Realism/Theatricalism Flashcards
Theatrical Contract
Implied mood, attitude, customs of the theatre. How audience and actors work together.
Different styles take this concept further, and ask audience to believe in different world.
Theatrical Style
Distinctive manner in which a playwright chooses to describe, express, interpret, or present his worldview. Furthers the theatrical contract. Every production is different.
Theatrical Contract Components
- Suspension of Disbelief: Accept the contract
- Presentational (actors acknowledge audience) or Representational (Realism/Fish Bowl)
- Realism vs.
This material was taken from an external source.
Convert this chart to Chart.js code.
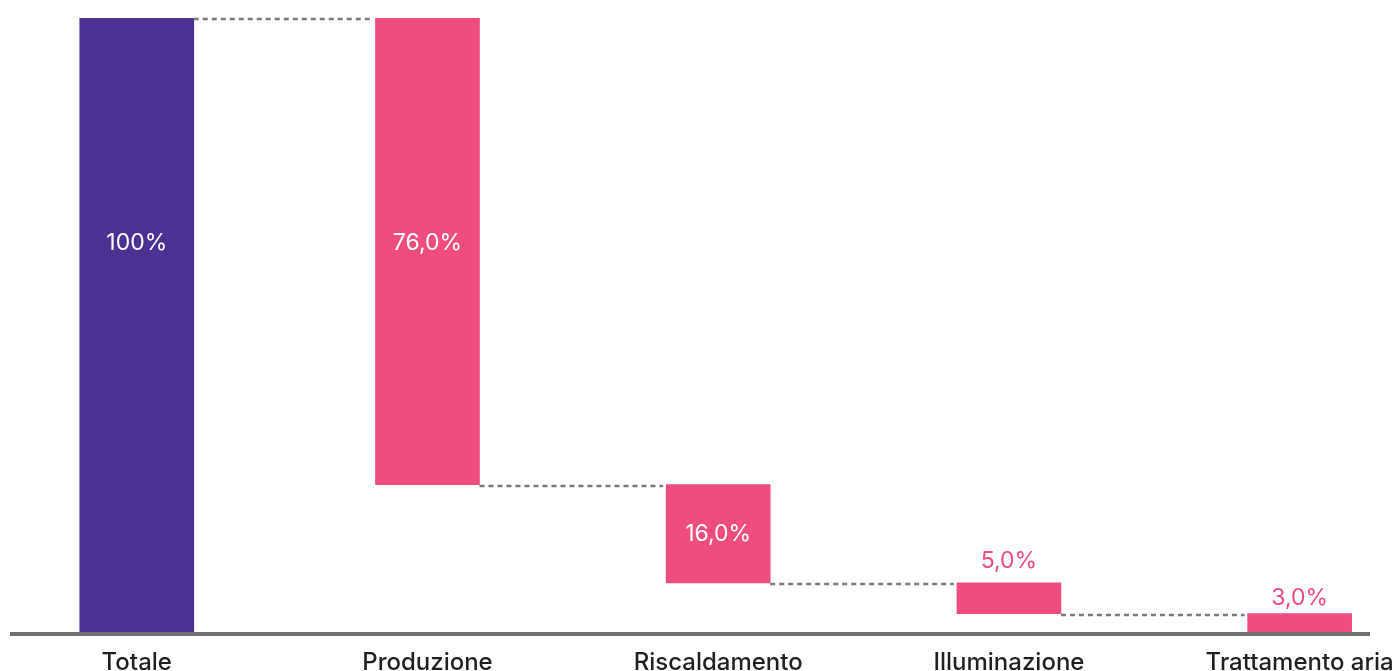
<!DOCTYPE html>
<html>
<head>
<meta charset="utf-8">
<script src="https://cdn.jsdelivr.net/npm/chart.js@4"></script>
<style>
  html, body { margin: 0; padding: 0; background: #fff; }
  #wrap { width: 1398px; height: 671px; position: relative; }
</style>
</head>
<body>
<div id="wrap"><canvas id="waterfall"></canvas></div>
<script>
// Chart data
const categories = ['Totale', 'Produzione', 'Riscaldamento', 'Illuminazione', 'Trattamento aria'];
const shares = [100, 76, 16, 5, 3];
const valueLabels = ['100%', '76,0%', '16,0%', '5,0%', '3,0%'];

const purple = '#4B3292';
const pink = '#EF4C80';
const dashGrey = '#7a7a7a';
const axisGrey = '#6D6E71';

// Floating ranges: total from 0, then each part hangs from the running total
const ranges = [];
let running = shares[0];
ranges.push([0, shares[0]]);
for (let i = 1; i < shares.length; i++) {
    ranges.push([running - shares[i], running]);
    running -= shares[i];
}

const totalData = [{ x: 0, y: ranges[0] }];
const partData = ranges.slice(1).map((r, i) => ({ x: i + 1, y: r }));

Chart.defaults.font.family = 'Inter, "Noto Sans", sans-serif';

// Dashed connectors, axis line and value labels
const waterfallExtras = {
    id: 'waterfallExtras',
    beforeDatasetsDraw(chart) {
        const ctx = chart.ctx;
        const area = chart.chartArea;
        ctx.save();
        ctx.strokeStyle = axisGrey;
        ctx.lineWidth = 4;
        ctx.beginPath();
        ctx.moveTo(area.left, area.bottom + 2);
        ctx.lineTo(area.right, area.bottom + 2);
        ctx.stroke();
        ctx.restore();
    },
    afterDatasetsDraw(chart) {
        const ctx = chart.ctx;
        const yScale = chart.scales.y;
        const bars = [chart.getDatasetMeta(0).data[0]].concat(chart.getDatasetMeta(1).data);

        // connectors
        ctx.save();
        ctx.strokeStyle = dashGrey;
        ctx.lineWidth = 2.5;
        ctx.setLineDash([5, 4]);
        for (let i = 0; i < bars.length - 1; i++) {
            const a = bars[i], b = bars[i + 1];
            const y = Math.round(yScale.getPixelForValue(ranges[i + 1][1])) + 1;
            ctx.beginPath();
            ctx.moveTo(a.x + a.width / 2, y);
            ctx.lineTo(b.x - b.width / 2 - 3, y);
            ctx.stroke();
        }
        ctx.restore();

        // value labels
        ctx.save();
        ctx.font = '400 23px Inter, "Noto Sans", sans-serif';
        ctx.textAlign = 'center';
        ctx.textBaseline = 'middle';
        bars.forEach((bar, i) => {
            const top = yScale.getPixelForValue(ranges[i][1]);
            const bottom = yScale.getPixelForValue(ranges[i][0]);
            const h = bottom - top;
            if (h > 60) {
                ctx.fillStyle = '#ffffff';
                ctx.fillText(valueLabels[i], bar.x, top + Math.min(h / 2, 225));
            } else {
                ctx.fillStyle = pink;
                ctx.fillText(valueLabels[i], bar.x, top - Math.min(22, 6 + h / 2));
            }
        });
        ctx.restore();
    }
};

const ctx = document.getElementById('waterfall').getContext('2d');
const chart = new Chart(ctx, {
    type: 'bar',
    data: {
        datasets: [
            {
                label: 'Totale',
                data: totalData,
                backgroundColor: purple,
                barThickness: 114,
                grouped: false,
                borderSkipped: false
            },
            {
                label: 'Consumi',
                data: partData,
                backgroundColor: pink,
                barThickness: 104,
                grouped: false,
                borderSkipped: false
            }
        ]
    },
    options: {
        responsive: true,
        maintainAspectRatio: false,
        animation: false,
        layout: {
            padding: { left: 10, right: 28, top: 18, bottom: 0 }
        },
        plugins: {
            legend: { display: false },
            tooltip: { enabled: false }
        },
        scales: {
            x: {
                type: 'linear',
                offset: false,
                min: -0.436,
                max: 4.242,
                grid: { display: false, drawTicks: false, offset: false },
                border: { display: false },
                afterBuildTicks: (scale) => {
                    scale.ticks = categories.map((c, i) => ({ value: i }));
                },
                afterFit: (scale) => {
                    scale.height = 39;
                    scale.paddingLeft = 0;
                    scale.paddingRight = 0;
                },
                ticks: {
                    autoSkip: false,
                    maxRotation: 0,
                    padding: 16,
                    color: '#231F20',
                    font: { size: 24, weight: '500' },
                    callback: (value) => categories[value]
                }
            },
            y: {
                display: false,
                min: 0,
                max: 100
            }
        }
    },
    plugins: [waterfallExtras]
});
</script>
</body>
</html>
Theatricality (can be both Represent or Presentational)
No type is superior, however, Realism is dominant contemporary style
Realism
Introduced to modern world in 1800s during the
1. Industrial/Technological Revolutions,
2. New science of Psychology,
3.US growing and British settlements all over the world.
4.No expression for the lower/middle classes, and writer wanted to capture that.
5Theory of Evolution
6.Marxism and Socialism
7. Psychological Realism
8.Products of Environment looked at, what makes people who they are?
9.Rejection of Sentimentality (rose colored glasses)
10.No longer happy with melodrama and stock characters
Psych Realism
Mirrors every day life, not reality but a style of performance. Began in 1850s in Europe. Based on the common people and meant to understand human behavior in terms of natural cause/effect upon characterization and structure.
Naturalism
1870s. Hyper Realism- incredibly detailed. Playwrights were: Strindberg, Ibsen, Chekov, Arthur Miller, and Tennessee Williams. Tought artificial plot structure was not right, should be just a watching of every day life.
Henrik Ibsen
1826-1906. Norweigian playwright from a poor family who ran away with his baby mama to Oslow, and joined a theatre company there.
1st Success: Pillars of Society (bad guy won)
Most successful was A Doll’s House (1879), Ghost (1881), Hedda Gabler (1890), and The Wild Duck (1884).
A Dolls House is about an oppressed woman, Nora, who leaves her husband.
Ghosts is about syphilis and incest in upper class.
He was banished from Norway for a time for his brutally honest plays. Was the basis for realism in 20th century.
August Strindberg
1849-1912. Swedish Naturalist. Wrote 58 plays, 12 novels, more than 100 short stories contained in a 55 volume collection. His work is generally broken into two parts; pre1894 and after 1897.
1. Pre1894 Naturalism (slice of Life)
2. Post 1897 Expressionism (focused more on dream, myths, and symbolism and subtext)
He had a very difficult life probably struggled from a mental illness. He was interested in emotional motivations of characters but acknowledged social class as a force.
Miss Julie (1888) is his most famous about a wealthy heiress who sleeps with a farm boy on midsummer’s eve who pressures her to marry him, she commits suicide. Very Naturalism
He wrote with no intermissions.
Anton Chekov
1860-1904. Russian and born into poverty (grandad was a surf). Upheaval in Russia that got rid of surfs because fall of aristocracy. He studied medicine (not wealthy profession), and wrote 300 short stories to support his family
Looks at the fall and transformation in plays, through many characters all with different backgrounds. His plays were not normal during his times, wrote about tough subjects.
Works:The Seagull (1896), Uncle Vanya (1897), Three Sisters (1901), and The Cherry Orchard (1903, most famous, this was abut a wealthy estate with a woman who has lost everything but will not sale the cherry orchard, lives in fairytale. Merchant buys it out from under her.
He called his plays comedy but the humor was very bitter and sarcastic. Looked at subtext, what was going on beneath the surface and was very famous by the time he passed away.
Konstantin Stanislavski
1865-1938. Russia Focused on inner reality:trueness to acting. In America known as “Method Acting”. Headed Moscow Arts Theatre, brought the Chekov plays to life there. Wrote An Actor Prepares
Beat
unit of meaning in a scene, where the energy shifts. Ones for every scene and ones for each actor.
Through line
Linked to super objective; thread for linking story. The road in Joe Turner’s Come and Gone.
Objective
Important for beats; every character wants something, can vary throughout the play
Super Objective
What is all the little objectives leading up to, self discovery in JTCAG
Magic “IF”
Stanislavski’s idea that you did not have to believe in the plays scenes but you needed to believe that the circumstances could possibly happen. Think what would I do? To connect to the inner reality. Must be relaxed to do this!